+++ SUPPLIED DATA +++

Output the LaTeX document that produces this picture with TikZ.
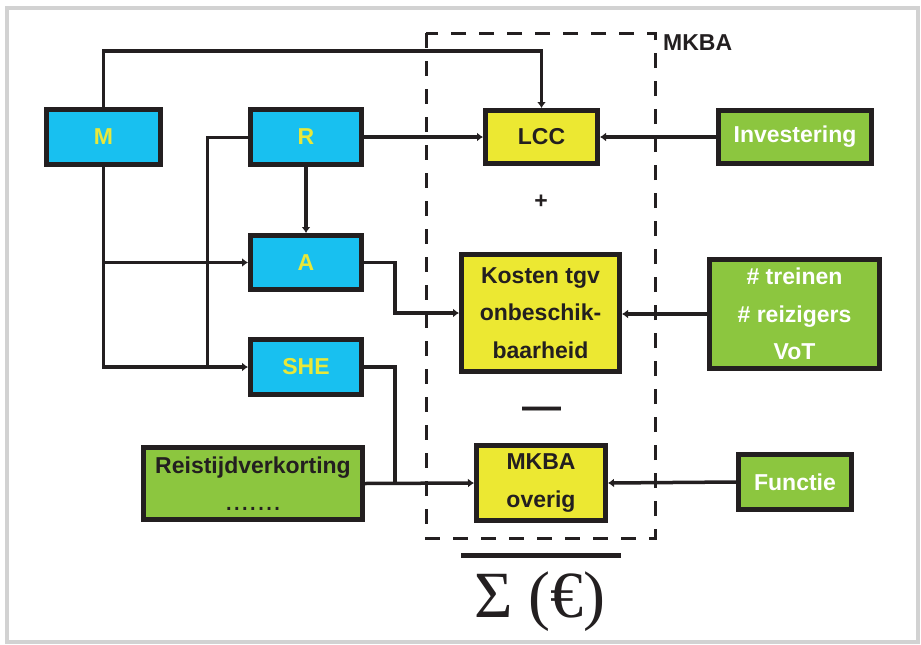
\documentclass[tikz,border=0pt]{standalone}
\usepackage{fontspec}
\setmainfont{Liberation Sans}
\newfontfamily\symfont{Liberation Serif}
\usetikzlibrary{arrows.meta}
\definecolor{ink}{HTML}{231F20}
\definecolor{boxcyan}{HTML}{18C0F0}
\definecolor{boxyellow}{HTML}{ECE832}
\definecolor{boxgreen}{HTML}{8CC63F}
\definecolor{lblyellow}{HTML}{E8E83A}
\definecolor{framegray}{HTML}{D2D2D2}

\begin{document}
\begin{tikzpicture}[x=1pt,y=-1pt,
  box/.style={draw=ink,line width=5pt,inner sep=0pt,align=center,
    font=\fontsize{23}{37.5}\selectfont\bfseries},
  cyanbox/.style={box,fill=boxcyan,text=lblyellow},
  yellowbox/.style={box,fill=boxyellow,text=ink},
  greenbox/.style={box,fill=boxgreen,text=white},
  sz/.style 2 args={minimum width=#1pt,minimum height=#2pt},
  conn/.style={draw=ink,line width=3.5pt},
  thinconn/.style={draw=ink,line width=3pt},
  arr/.style={conn,-{Latex[length=6pt,width=9pt]}},
  plain/.style={inner sep=0pt,text=ink,font=\fontsize{23}{28}\selectfont\bfseries},
]
\useasboundingbox (0,0) rectangle (921,645);
\draw[framegray,line width=4pt] (7,8) rectangle (918,642);

% MKBA boundary
\draw[ink,line width=3pt,dash pattern=on 15pt off 13pt] (426,33) rectangle (655,538);
\node[plain,anchor=north west] (mkbalbl) at (663,34) {MKBA};

% input blocks
\node[cyanbox,sz={114}{55}] (M) at (103.5,137) {M};
\node[cyanbox,sz={111}{55}] (R) at (306,137) {R};
\node[cyanbox,sz={111}{54}] (A) at (306,262.5) {A};
\node[cyanbox,sz={111}{55}] (SHE) at (306,367) {SHE};

% cost terms
\node[yellowbox,sz={112}{53}] (LCC) at (541.5,137) {LCC};
\node[yellowbox,sz={158}{117}] (KU) at (540.5,313) {Kosten tgv\\onbeschik-\\baarheid};
\node[yellowbox,sz={129}{75}] (MO) at (541,483) {MKBA\\overig};

% external inputs
\node[greenbox,sz={153}{53}] (INV) at (795,137) {Investering};
\node[greenbox,sz={170}{109}] (TR) at (794.5,314) {\# treinen\\\# reizigers\\VoT};
\node[greenbox,sz={113}{55}] (FU) at (795,482) {Functie};
\node[greenbox,text=ink,sz={219}{72}] (RT) at (253,483.5)
  {Reistijdverkorting\\{\fontsize{29}{37.5}\selectfont\mdseries .......}};

% operators and total
\node[plain] (plus) at (541,202) {+};
\node[plain,anchor=base,font=\fontsize{39}{40}\selectfont\bfseries] (minus) at (541.5,419) {—};
\draw[ink,line width=5pt] (461,555) -- (621,555);
\node[inner sep=0pt,anchor=base,text=ink,font=\symfont\fontsize{66}{70}\selectfont] (total) at (540,617) {Σ (€)};

% connectors
\coordinate (topy) at (0,51);
\coordinate (rx) at (207,0);
\coordinate (sx) at (395,0);
\draw[arr] (M.north) -- (M.north |- topy) -| (LCC.north);
\draw[arr] (R.east) -- (LCC.west);
\draw[arr] (INV.west) -- (LCC.east);
\draw[arr] (R.south) -- (A.north);
\draw[arr] (M.south) |- (A.west);
\draw[arr] (M.south) |- (SHE.west);
\draw[thinconn] (R.west) -| (rx |- SHE.west);
\draw[arr] (A.east) -- ++(31,0) |- (KU.west);
\draw[arr] (TR.west) -- (KU.east |- TR.west);
\draw[conn] (SHE.east) -| (sx |- RT.east);
\draw[arr] (RT.east) -- (MO.west);
\draw[arr] (FU.west) -- (MO.east);
\end{tikzpicture}
\end{document}
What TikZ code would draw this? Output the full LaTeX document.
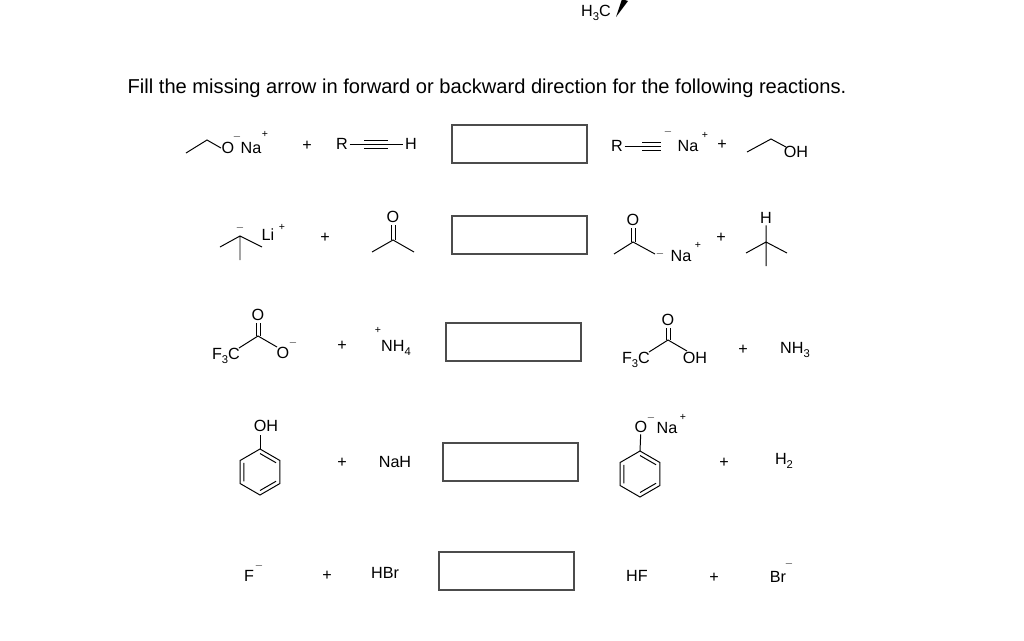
\documentclass[tikz,border=0pt]{standalone}
\usepackage{fontspec}
\setmainfont{Liberation Sans}
\usetikzlibrary{calc}
\newcommand{\lowidx}[1]{\raisebox{-0.45ex}{\fontsize{8}{9}\selectfont #1}}
\tikzset{
  atom/.style={inner sep=1pt, font=\fontsize{11.5}{13}\selectfont},
  chg/.style={inner sep=0pt, font=\fontsize{7.5}{8}\selectfont},
  answerbox/.style={draw, thick, gray!60!black},
  bond/.style={line width=0.7pt},
}
\newcommand{\benzring}[1]{%
\begin{scope}[shift={(#1)}]
\draw[bond] (90:23)--(30:23)--(-30:23)--(-90:23)--(-150:23)--(150:23)--cycle;
\draw[bond] (90:18.5)--(30:18.5) (-30:18.5)--(-90:18.5) (-150:18.5)--(150:18.5);
\end{scope}
}
\begin{document}
\begin{tikzpicture}[x=0.025cm,y=-0.025cm]
\useasboundingbox (0,0) rectangle (1024,640);
% top fragment
\node[atom] (h3c) at (596,13) {H\lowidx{3}C};
\fill (616,17) -- (628,1) -- (622,-1) -- cycle;
\node[font=\fontsize{14.3}{16}\selectfont] (title) at (487,88) {Fill the missing arrow in forward or backward direction for the following reactions.};
% row 1
\draw[bond] (186,153)--(207,140)--(221,148);
\node[atom] (o1) at (228,148) {O};
\node[chg] at (237,137) {$-$};
\node[atom] (na1) at (251,148) {Na};
\node[chg] at (265,134) {+};
\node[atom] (p1) at (307,146) {+};
\node[atom] (r1) at (342,144) {R};
\node[atom] (h1) at (411,144) {H};
\draw[bond] (r1)--(h1);
\draw[bond] (364,140)--(388,140) (364,148)--(388,148);
\node[answerbox, minimum width=135*0.025cm, minimum height=38*0.025cm] (box1) at (519.5,144) {};
\node[atom] (r2) at (617,146) {R};
\draw[bond] (r2)--(661,146) (642,142)--(661,142) (642,150)--(661,150);
\node[chg] at (668,132) {$-$};
\node[atom] (na2) at (688,146) {Na};
\node[chg] at (705,135) {+};
\node[atom] (p2) at (722,145) {+};
\draw[bond] (747,152)--(771,139)--(786,147);
\node[atom] (oh1) at (796,152) {OH};
% row 2
\draw[bond] (220,247)--(240,236)--(262,247) (240,236)--(240,260);
\node[chg] at (240,228) {$-$};
\node[atom] (li) at (268,235) {Li};
\node[chg] at (282,227) {+};
\node[atom] (p3) at (325,238) {+};
\node[atom] (o3) at (393,217) {O};
\draw[bond] (391,225)--(391,240) (395,225)--(395,240);
\draw[bond] (372,252)--(393,240)--(414,252);
\node[answerbox, minimum width=135*0.025cm, minimum height=38*0.025cm] (box2) at (519.5,235) {};
\node[atom] (o4) at (633,220) {O};
\draw[bond] (631,228)--(631,242) (635,228)--(635,242);
\draw[bond] (614,254)--(633,242)--(655,254);
\node[chg] at (660,254) {$-$};
\node[atom] (na4) at (681,256) {Na};
\node[chg] at (698,245) {+};
\node[atom] (p4) at (721,238) {+};
\node[atom] (h4) at (766,218) {H};
\draw[bond] (h4)--(766,266) (746,253)--(766,242)--(787,253);
% row 3
\node[atom] (f3c1) at (226,356) {F\lowidx{3}C};
\draw[bond] (239,348)--(258,336)--(277,347);
\node[atom] (o5) at (258,315) {O};
\draw[bond] (256,323)--(256,336) (260,323)--(260,336);
\node[atom] (o6) at (283,353) {O};
\node[chg] at (293,343) {$-$};
\node[atom] (p5) at (342,346) {+};
\node[chg] at (378,330) {+};
\node[atom] (nh4) at (396,348) {NH\lowidx{4}};
\node[answerbox, minimum width=135*0.025cm, minimum height=38*0.025cm] (box3) at (513.5,342) {};
\node[atom] (f3c2) at (636,360) {F\lowidx{3}C};
\draw[bond] (649,352)--(668,340)--(687,351);
\node[atom] (o7) at (668,320) {O};
\draw[bond] (666,328)--(666,340) (670,328)--(670,340);
\node[atom] (oh2) at (695,358) {OH};
\node[atom] (p6) at (743,350) {+};
\node[atom] (nh3) at (795,350) {NH\lowidx{3}};
% row 4
\coordinate (ring1) at (260,472);
\benzring{ring1}
\node[atom] (oh3) at (266,426) {OH};
\draw[bond] (260,449)--(260,435);
\node[atom] (p7) at (342,463) {+};
\node[atom] (nah) at (395,462) {NaH};
\node[answerbox, minimum width=135*0.025cm, minimum height=38*0.025cm] (box4) at (510.5,462) {};
\coordinate (ring2) at (640,474);
\benzring{ring2}
\node[atom] (o8) at (641,427) {O};
\draw[bond] (640,451)--(o8);
\node[chg] at (651,418) {$-$};
\node[atom] (na8) at (667,428) {Na};
\node[chg] at (683,417) {+};
\node[atom] (p8) at (724,463) {+};
\node[atom] (h2) at (784,461) {H\lowidx{2}};
% row 5
\node[atom] (f) at (249,576) {F};
\node[chg] at (259,566) {$-$};
\node[atom] (p9) at (327,576) {+};
\node[atom] (hbr) at (385,573) {HBr};
\node[answerbox, minimum width=135*0.025cm, minimum height=38*0.025cm] (box5) at (506.5,571) {};
\node[atom] (hf) at (637,576) {HF};
\node[atom] (p10) at (714,578) {+};
\node[atom] (br) at (778,577) {Br};
\node[chg] at (789,564) {$-$};
\end{tikzpicture}
\end{document}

+++

▸ **GOAL**
With the pictures left out, restate word for word every line of the data above, from the first down to the line that contains "west] (mkbalbl) at".

▸ **TASK OUTPUT**
Output the LaTeX document that produces this picture with TikZ.
\documentclass[tikz,border=0pt]{standalone}
\usepackage{fontspec}
\setmainfont{Liberation Sans}
\newfontfamily\symfont{Liberation Serif}
\usetikzlibrary{arrows.meta}
\definecolor{ink}{HTML}{231F20}
\definecolor{boxcyan}{HTML}{18C0F0}
\definecolor{boxyellow}{HTML}{ECE832}
\definecolor{boxgreen}{HTML}{8CC63F}
\definecolor{lblyellow}{HTML}{E8E83A}
\definecolor{framegray}{HTML}{D2D2D2}

\begin{document}
\begin{tikzpicture}[x=1pt,y=-1pt,
  box/.style={draw=ink,line width=5pt,inner sep=0pt,align=center,
    font=\fontsize{23}{37.5}\selectfont\bfseries},
  cyanbox/.style={box,fill=boxcyan,text=lblyellow},
  yellowbox/.style={box,fill=boxyellow,text=ink},
  greenbox/.style={box,fill=boxgreen,text=white},
  sz/.style 2 args={minimum width=#1pt,minimum height=#2pt},
  conn/.style={draw=ink,line width=3.5pt},
  thinconn/.style={draw=ink,line width=3pt},
  arr/.style={conn,-{Latex[length=6pt,width=9pt]}},
  plain/.style={inner sep=0pt,text=ink,font=\fontsize{23}{28}\selectfont\bfseries},
]
\useasboundingbox (0,0) rectangle (921,645);
\draw[framegray,line width=4pt] (7,8) rectangle (918,642);

% MKBA boundary
\draw[ink,line width=3pt,dash pattern=on 15pt off 13pt] (426,33) rectangle (655,538);
\node[plain,anchor=north west] (mkbalbl) at (663,34) {MKBA};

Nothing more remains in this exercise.